## Supplied material:
......

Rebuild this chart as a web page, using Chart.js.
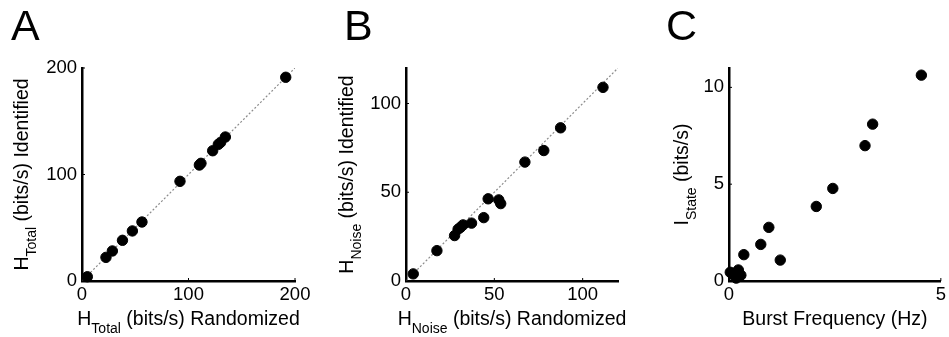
<!DOCTYPE html>
<html lang="en">

<head>
  <meta charset="UTF-8">
  <script src="https://cdn.jsdelivr.net/npm/chart.js"></script>
  <title>entropy scatter</title>
  <style>
    body {
      margin: 0;
      background: #fff;
    }
    .panel {
      position: absolute;
      top: 0;
    }
  </style>
</head>

<body>
  <canvas id="chartA" class="panel" width="316" height="337" style="left:0px"></canvas>
  <canvas id="chartB" class="panel" width="316" height="337" style="left:316px"></canvas>
  <canvas id="chartC" class="panel" width="317" height="337" style="left:632px"></canvas>

  <script>
    // panel A : H_Total
    const aRandomized = [5, 22.5, 28.5, 38, 47.3, 56.3, 92, 110.2, 111.7, 122.7, 128, 130.2, 134.6, 191.3];
    const aIdentified = [4, 22.2, 28.2, 38.2, 47, 55.4, 93.6, 108.9, 110.5, 122.3, 128.3, 130.2, 135.2, 191.3];
    const aDiagonal = [0, 200];
    const aTicks = [0, 100, 200];

    // panel B : H_Noise
    const bRandomized = [4.1, 17.5, 27.5, 29.5, 30.9, 32.3, 37.1, 44, 46.5, 52.5, 53.6, 67.3, 78, 87.5, 111.5];
    const bIdentified = [4, 17.1, 25.6, 29.2, 30.3, 31.6, 32.6, 35.7, 46.3, 45.7, 43.6, 67, 73.5, 86.3, 109.1];
    const bDiagonal = [0, 120];
    const bTicks = [0, 50, 100];

    // panel C : I_State vs burst frequency
    const cBurst = [0.03, 0.1, 0.22, 0.17, 0.28, 0.35, 0.75, 0.94, 1.21, 2.06, 2.45, 3.21, 3.39, 4.54];
    const cState = [0.45, 0.35, 0.57, 0.15, 0.3, 1.36, 1.89, 2.77, 1.08, 3.85, 4.78, 6.99, 8.1, 10.63];
    const cXTicks = [0, 5];
    const cYTicks = [0, 5, 10];

    const FONT = '"Liberation Sans", Arial, Helvetica, sans-serif';
    const H = 337;
    const AREA_TOP = 68, AREA_BOTTOM = 281;
    const MAIN = '19.5px ', SUB = '14px ';

    function pts(xs, ys) {
      return xs.map((x, i) => ({ x: x, y: ys[i] }));
    }

    // draws "main" + subscript + rest, starting at x, baseline y
    function subText(ctx, parts, x, y) {
      ctx.font = MAIN + FONT;
      ctx.fillText(parts[0], x, y);
      x += ctx.measureText(parts[0]).width;
      ctx.font = SUB + FONT;
      ctx.fillText(parts[1], x, y + 8);
      x += ctx.measureText(parts[1]).width;
      ctx.font = MAIN + FONT;
      ctx.fillText(parts[2], x, y);
    }

    function subWidth(ctx, parts) {
      ctx.font = MAIN + FONT;
      let w = ctx.measureText(parts[0]).width + ctx.measureText(parts[2]).width;
      ctx.font = SUB + FONT;
      return w + ctx.measureText(parts[1]).width;
    }

    const labelPlugin = {
      id: 'labels',
      afterDraw(chart, args, opts) {
        const ctx = chart.ctx;
        const area = chart.chartArea;
        const xs = chart.scales.x, ys = chart.scales.y;
        ctx.save();
        ctx.fillStyle = '#000';
        ctx.strokeStyle = '#000';
        ctx.textBaseline = 'alphabetic';
        ctx.textAlign = 'left';

        // small inward tick marks
        ctx.lineWidth = 1;
        ctx.beginPath();
        xs.ticks.forEach(t => {
          const px = xs.getPixelForValue(t.value);
          ctx.moveTo(px, area.bottom);
          ctx.lineTo(px, area.bottom - 3);
        });
        ys.ticks.forEach(t => {
          const py = ys.getPixelForValue(t.value);
          ctx.moveTo(area.left, py);
          ctx.lineTo(area.left + 3, py);
        });
        ctx.stroke();

        // panel letter
        ctx.font = '43px ' + FONT;
        ctx.fillText(opts.letter, opts.letterX, 40);

        // x title
        let w = subWidth(ctx, opts.xTitle);
        subText(ctx, opts.xTitle, (area.left + area.right) / 2 - w / 2, 325);

        // y title, rotated
        w = subWidth(ctx, opts.yTitle);
        ctx.translate(opts.yTitleX, (area.top + area.bottom) / 2);
        ctx.rotate(-Math.PI / 2);
        subText(ctx, opts.yTitle, -w / 2, 0);
        ctx.restore();
      }
    };

    function makeChart(id, cfg) {
      const canvas = document.getElementById(id);
      const W = canvas.width;
      const tickFont = { family: FONT, size: 18.5 };
      const datasets = [{
        data: cfg.points,
        backgroundColor: '#000',
        borderColor: '#000',
        pointRadius: 5.2,
        pointHoverRadius: 5.2,
        clip: false
      }];
      if (cfg.diagonal) {
        datasets.push({
          data: pts(cfg.diagonal, cfg.diagonal),
          showLine: true,
          pointRadius: 0,
          borderColor: '#8c8c8c',
          borderWidth: 1.2,
          borderDash: [2, 2]
        });
      }
      return new Chart(canvas.getContext('2d'), {
        type: 'scatter',
        data: { datasets: datasets },
        plugins: [labelPlugin],
        options: {
          responsive: false,
          animation: false,
          devicePixelRatio: 1,
          layout: {
            padding: { left: 0, right: W - cfg.right, top: AREA_TOP, bottom: 0 }
          },
          plugins: {
            legend: { display: false },
            tooltip: { enabled: false },
            labels: cfg.labels
          },
          scales: {
            x: {
              type: 'linear',
              min: cfg.xMin, max: cfg.xMax,
              grid: { display: false, drawTicks: false },
              border: { display: true, color: '#000', width: 2.5 },
              ticks: { font: tickFont, color: '#000', padding: 3, maxRotation: 0 },
              afterBuildTicks: s => { s.ticks = cfg.xTicks.map(v => ({ value: v })); },
              afterFit: s => { s.height = H - AREA_BOTTOM; }
            },
            y: {
              type: 'linear',
              min: cfg.yMin, max: cfg.yMax,
              grid: { display: false, drawTicks: false },
              border: { display: true, color: '#000', width: 2.5 },
              ticks: { font: tickFont, color: '#000', padding: 5 },
              afterBuildTicks: s => { s.ticks = cfg.yTicks.map(v => ({ value: v })); },
              afterFit: s => { s.width = cfg.left; }
            }
          }
        }
      });
    }

    makeChart('chartA', {
      points: pts(aRandomized, aIdentified),
      diagonal: aDiagonal,
      xMin: 0, xMax: 200, yMin: 0, yMax: 200,
      xTicks: aTicks, yTicks: aTicks,
      left: 82, right: 295,
      labels: {
        letter: 'A', letterX: 11, yTitleX: 28,
        xTitle: ['H', 'Total', ' (bits/s) Randomized'],
        yTitle: ['H', 'Total', ' (bits/s) Identified']
      }
    });

    makeChart('chartB', {
      points: pts(bRandomized, bIdentified),
      diagonal: bDiagonal,
      xMin: 0, xMax: 120, yMin: 0, yMax: 120,
      xTicks: bTicks, yTicks: bTicks,
      left: 90, right: 302,
      labels: {
        letter: 'B', letterX: 28, yTitleX: 37,
        xTitle: ['H', 'Noise', ' (bits/s) Randomized'],
        yTitle: ['H', 'Noise', ' (bits/s) Identified']
      }
    });

    makeChart('chartC', {
      points: pts(cBurst, cState),
      xMin: 0, xMax: 5, yMin: 0, yMax: 11,
      xTicks: cXTicks, yTicks: cYTicks,
      left: 97, right: 309,
      labels: {
        letter: 'C', letterX: 34, yTitleX: 56,
        xTitle: ['Burst Frequency (Hz)', '', ''],
        yTitle: ['I', 'State', ' (bits/s)']
      }
    });
  </script>
</body>

</html>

......

## Exercise directions:
Print out the material word for word, omitting the pictures.

## Task answer:
Rebuild this chart as a web page, using Chart.js.
<!DOCTYPE html>
<html lang="en">

<head>
  <meta charset="UTF-8">
  <script src="https://cdn.jsdelivr.net/npm/chart.js"></script>
  <title>entropy scatter</title>
  <style>
    body {
      margin: 0;
      background: #fff;
    }
    .panel {
      position: absolute;
      top: 0;
    }
  </style>
</head>

<body>
  <canvas id="chartA" class="panel" width="316" height="337" style="left:0px"></canvas>
  <canvas id="chartB" class="panel" width="316" height="337" style="left:316px"></canvas>
  <canvas id="chartC" class="panel" width="317" height="337" style="left:632px"></canvas>

  <script>
    // panel A : H_Total
    const aRandomized = [5, 22.5, 28.5, 38, 47.3, 56.3, 92, 110.2, 111.7, 122.7, 128, 130.2, 134.6, 191.3];
    const aIdentified = [4, 22.2, 28.2, 38.2, 47, 55.4, 93.6, 108.9, 110.5, 122.3, 128.3, 130.2, 135.2, 191.3];
    const aDiagonal = [0, 200];
    const aTicks = [0, 100, 200];

    // panel B : H_Noise
    const bRandomized = [4.1, 17.5, 27.5, 29.5, 30.9, 32.3, 37.1, 44, 46.5, 52.5, 53.6, 67.3, 78, 87.5, 111.5];
    const bIdentified = [4, 17.1, 25.6, 29.2, 30.3, 31.6, 32.6, 35.7, 46.3, 45.7, 43.6, 67, 73.5, 86.3, 109.1];
    const bDiagonal = [0, 120];
    const bTicks = [0, 50, 100];

    // panel C : I_State vs burst frequency
    const cBurst = [0.03, 0.1, 0.22, 0.17, 0.28, 0.35, 0.75, 0.94, 1.21, 2.06, 2.45, 3.21, 3.39, 4.54];
    const cState = [0.45, 0.35, 0.57, 0.15, 0.3, 1.36, 1.89, 2.77, 1.08, 3.85, 4.78, 6.99, 8.1, 10.63];
    const cXTicks = [0, 5];
    const cYTicks = [0, 5, 10];

    const FONT = '"Liberation Sans", Arial, Helvetica, sans-serif';
    const H = 337;
    const AREA_TOP = 68, AREA_BOTTOM = 281;
    const MAIN = '19.5px ', SUB = '14px ';

    function pts(xs, ys) {
      return xs.map((x, i) => ({ x: x, y: ys[i] }));
    }

    // draws "main" + subscript + rest, starting at x, baseline y
    function subText(ctx, parts, x, y) {
      ctx.font = MAIN + FONT;
      ctx.fillText(parts[0], x, y);
      x += ctx.measureText(parts[0]).width;
      ctx.font = SUB + FONT;
      ctx.fillText(parts[1], x, y + 8);
      x += ctx.measureText(parts[1]).width;
      ctx.font = MAIN + FONT;
      ctx.fillText(parts[2], x, y);
    }

    function subWidth(ctx, parts) {
      ctx.font = MAIN + FONT;
      let w = ctx.measureText(parts[0]).width + ctx.measureText(parts[2]).width;
      ctx.font = SUB + FONT;
      return w + ctx.measureText(parts[1]).width;
    }

    const labelPlugin = {
      id: 'labels',
      afterDraw(chart, args, opts) {
        const ctx = chart.ctx;
        const area = chart.chartArea;
        const xs = chart.scales.x, ys = chart.scales.y;
        ctx.save();
        ctx.fillStyle = '#000';
        ctx.strokeStyle = '#000';
        ctx.textBaseline = 'alphabetic';
        ctx.textAlign = 'left';

        // small inward tick marks
        ctx.lineWidth = 1;
        ctx.beginPath();
        xs.ticks.forEach(t => {
          const px = xs.getPixelForValue(t.value);
          ctx.moveTo(px, area.bottom);
          ctx.lineTo(px, area.bottom - 3);
        });
        ys.ticks.forEach(t => {
          const py = ys.getPixelForValue(t.value);
          ctx.moveTo(area.left, py);
          ctx.lineTo(area.left + 3, py);
        });
        ctx.stroke();

        // panel letter
        ctx.font = '43px ' + FONT;
        ctx.fillText(opts.letter, opts.letterX, 40);

        // x title
        let w = subWidth(ctx, opts.xTitle);
        subText(ctx, opts.xTitle, (area.left + area.right) / 2 - w / 2, 325);

        // y title, rotated
        w = subWidth(ctx, opts.yTitle);
        ctx.translate(opts.yTitleX, (area.top + area.bottom) / 2);
        ctx.rotate(-Math.PI / 2);
        subText(ctx, opts.yTitle, -w / 2, 0);
        ctx.restore();
      }
    };

    function makeChart(id, cfg) {
      const canvas = document.getElementById(id);
      const W = canvas.width;
      const tickFont = { family: FONT, size: 18.5 };
      const datasets = [{
        data: cfg.points,
        backgroundColor: '#000',
        borderColor: '#000',
        pointRadius: 5.2,
        pointHoverRadius: 5.2,
        clip: false
      }];
      if (cfg.diagonal) {
        datasets.push({
          data: pts(cfg.diagonal, cfg.diagonal),
          showLine: true,
          pointRadius: 0,
          borderColor: '#8c8c8c',
          borderWidth: 1.2,
          borderDash: [2, 2]
        });
      }
      return new Chart(canvas.getContext('2d'), {
        type: 'scatter',
        data: { datasets: datasets },
        plugins: [labelPlugin],
        options: {
          responsive: false,
          animation: false,
          devicePixelRatio: 1,
          layout: {
            padding: { left: 0, right: W - cfg.right, top: AREA_TOP, bottom: 0 }
          },
          plugins: {
            legend: { display: false },
            tooltip: { enabled: false },
            labels: cfg.labels
          },
          scales: {
            x: {
              type: 'linear',
              min: cfg.xMin, max: cfg.xMax,
              grid: { display: false, drawTicks: false },
              border: { display: true, color: '#000', width: 2.5 },
              ticks: { font: tickFont, color: '#000', padding: 3, maxRotation: 0 },
              afterBuildTicks: s => { s.ticks = cfg.xTicks.map(v => ({ value: v })); },
              afterFit: s => { s.height = H - AREA_BOTTOM; }
            },
            y: {
              type: 'linear',
              min: cfg.yMin, max: cfg.yMax,
              grid: { display: false, drawTicks: false },
              border: { display: true, color: '#000', width: 2.5 },
              ticks: { font: tickFont, color: '#000', padding: 5 },
              afterBuildTicks: s => { s.ticks = cfg.yTicks.map(v => ({ value: v })); },
              afterFit: s => { s.width = cfg.left; }
            }
          }
        }
      });
    }

    makeChart('chartA', {
      points: pts(aRandomized, aIdentified),
      diagonal: aDiagonal,
      xMin: 0, xMax: 200, yMin: 0, yMax: 200,
      xTicks: aTicks, yTicks: aTicks,
      left: 82, right: 295,
      labels: {
        letter: 'A', letterX: 11, yTitleX: 28,
        xTitle: ['H', 'Total', ' (bits/s) Randomized'],
        yTitle: ['H', 'Total', ' (bits/s) Identified']
      }
    });

    makeChart('chartB', {
      points: pts(bRandomized, bIdentified),
      diagonal: bDiagonal,
      xMin: 0, xMax: 120, yMin: 0, yMax: 120,
      xTicks: bTicks, yTicks: bTicks,
      left: 90, right: 302,
      labels: {
        letter: 'B', letterX: 28, yTitleX: 37,
        xTitle: ['H', 'Noise', ' (bits/s) Randomized'],
        yTitle: ['H', 'Noise', ' (bits/s) Identified']
      }
    });

    makeChart('chartC', {
      points: pts(cBurst, cState),
      xMin: 0, xMax: 5, yMin: 0, yMax: 11,
      xTicks: cXTicks, yTicks: cYTicks,
      left: 97, right: 309,
      labels: {
        letter: 'C', letterX: 34, yTitleX: 56,
        xTitle: ['Burst Frequency (Hz)', '', ''],
        yTitle: ['I', 'State', ' (bits/s)']
      }
    });
  </script>
</body>

</html>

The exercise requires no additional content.